The baseline dtaset should have already been created by the "Evaluation Step" of the pipeline, with the location stored as an SSM parameter. Next we download this baseline data and use it to suggest our baseline constraints.

In [None]:
# Test downloading the baseline data
S3Downloader.download(baseline_data_uri, '.')

In [None]:
# Look at the data
!head baseline.csv

---

## Section 2 - Generate the baseline for model quality performance

### Section 2.1 - Create a SageMaker Predictor object for the Production Endpoint

><div class="alert alert-block alert-warning"><b>NOTE: </b>The following uses the SageMaker SDK <em>Predicor</em> along with the <em>CSVSerializer</em>. It is unknown at this stage how this will translate to the the funciton call in the Lambda Function. Additioanlly, it is unknown at this point of creating a Baseline Suggestion actually requires the Endpoint.</div> 

In [None]:
# Instantiate a `Predictor` to callthe endpoint
from sagemaker.predictor import Predictor
predictor = Predictor(endpoint_name=endpoint_name, sagemaker_session=session, serializer=CSVSerializer())

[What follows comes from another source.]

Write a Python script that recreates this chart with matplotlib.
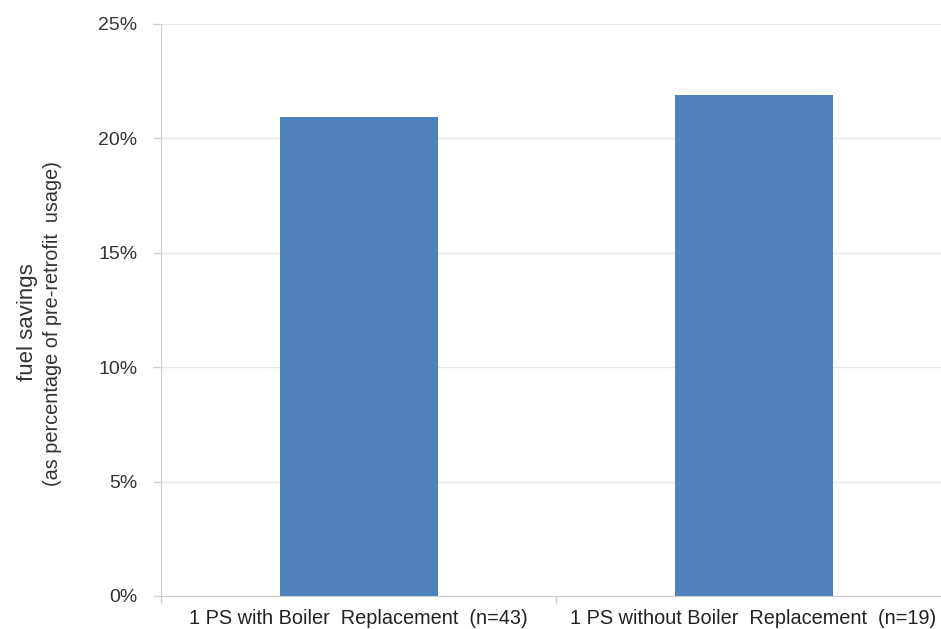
import matplotlib
matplotlib.use("Agg")
from matplotlib import pyplot as plt
from matplotlib.ticker import FuncFormatter

categories = ["1 PS with Boiler  Replacement  (n=43)",
              "1 PS without Boiler  Replacement  (n=19)"]
savings = [20.95, 21.9]
y_ticks = [0, 5, 10, 15, 20, 25]
ylabel_main = "fuel savings"
ylabel_sub = "(as percentage of pre-retrofit  usage)"

plt.rcParams['font.family'] = ['Liberation Sans', 'DejaVu Sans']

fig = plt.figure(figsize=(9.41, 6.29), dpi=100)
ax = fig.add_axes([161 / 941, 1 - 596 / 629, 790 / 941, 572 / 629])

x = list(range(len(categories)))
ax.bar(x, savings, width=0.4, color='#4f81bd', zorder=3)

ax.set_xlim(-0.5, len(categories) - 0.5)
ax.set_ylim(0, 25)
ax.set_yticks(y_ticks)
ax.yaxis.set_major_formatter(FuncFormatter(lambda v, p: f"{v:.0f}%"))
ax.grid(axis='y', color='#e6e6e6', linewidth=1, zorder=0)

ax.set_xticks(x)
ax.set_xticklabels(categories)
ax.set_xticks([-0.5, 0.5, 1.5], minor=True)
ax.tick_params(axis='x', which='major', length=0, pad=9, labelsize=14.3, labelcolor='#222222')
ax.tick_params(axis='x', which='minor', length=6, color='#cfcfcf', width=1)
ax.tick_params(axis='y', length=6, color='#cfcfcf', width=1, pad=11, labelsize=14, labelcolor='#333333')

for side in ['top', 'right']:
    ax.spines[side].set_visible(False)
ax.spines['left'].set_color('#cfcfcf')
ax.spines['bottom'].set_color('#cfcfcf')

fig.text(28 / 941, 1 - 322 / 629, ylabel_main, rotation=90, ha='center', va='center',
         fontsize=16, color='#333333')
fig.text(53 / 941, 1 - 323 / 629, ylabel_sub, rotation=90, ha='center', va='center',
         fontsize=14.3, color='#333333')

fig.savefig('out.png', dpi=100)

### Section 2.2 - Setup S3 locations for capturing baseline results

In [None]:
# Set up the locations for capturing the baseline results
baseline_prefix = 'baselining'
baseline_data_prefix = baseline_prefix + '/data'
baseline_results_prefix = baseline_prefix + '/results'

baseline_data_uri = f's3://{bucket}/{baseline_data_prefix}'
baseline_results_uri = f's3://{bucket}/{baseline_results_prefix}'
print(f'Baseline data uri: {baseline_data_uri}')
print(f'Baseline results uri: {baseline_results_uri}')

In [None]:
baseline_dataset_uri = S3Uploader.upload('baseline.csv', baseline_data_uri)
baseline_dataset_uri

### Section 2.3 - Create the Baseline Suggesiton

In [None]:
from sagemaker.model_monitor import ModelQualityMonitor
from sagemaker.model_monitor import EndpointInput
from sagemaker.model_monitor.dataset_format import DatasetFormat

#Create the model quality monitoring object
model_quality_monitor = ModelQualityMonitor(
    role=role,
    instance_count=1,
    instance_type='ml.m5.xlarge',
    volume_size_in_gb=20,
    max_runtime_in_seconds=1800,
    sagemaker_session=session
)

In [None]:
#Name of the model quality baseline job
baseline_job_name = f"abalone-baseline-job-{datetime.utcnow():%Y-%m-%d-%H%M}"
baseline_job_name

In [None]:
#Execute the baseline suggestion job. 
#You will specify problem type, in this case Binary Classification, and provide other required attributes.
job = model_quality_monitor.suggest_baseline(
    job_name=baseline_job_name,
    baseline_dataset=baseline_dataset_uri,
    dataset_format=DatasetFormat.csv(header=True),
    output_s3_uri = baseline_results_uri,
    problem_type='Regression',
    inference_attribute= "prediction",
    ground_truth_attribute= "label"
)
job.wait(logs=False)

### Section 2.4 - Review the Results

#### Baseline Statistics

In [None]:
baseline_job = model_quality_monitor.latest_baselining_job
binary_metrics = baseline_job.baseline_statistics().body_dict['regression_metrics']
pd.json_normalize(binary_metrics).T

#### Baseline Constraints

In [None]:
pd.DataFrame(baseline_job.suggested_constraints().body_dict["regression_constraints"]).T

---

## Section 3 - Conclusion

So basicall, fromt he constraints that are generated, the Model Monitor makes tracks to make sure that the $R^2$ score doesn't drop below $0.617261$. Since the main evaluation metric for this use case is leveraging the $RMSE$, this will be the the easiest determinator for concept drift in model quality. So if the Model Monitor picks up that the contraints are exceeding $2.04811$ (which incidently is simialr to the evaluation threshold of $2.1$ in the Model Framing Example), then this will cause the alert.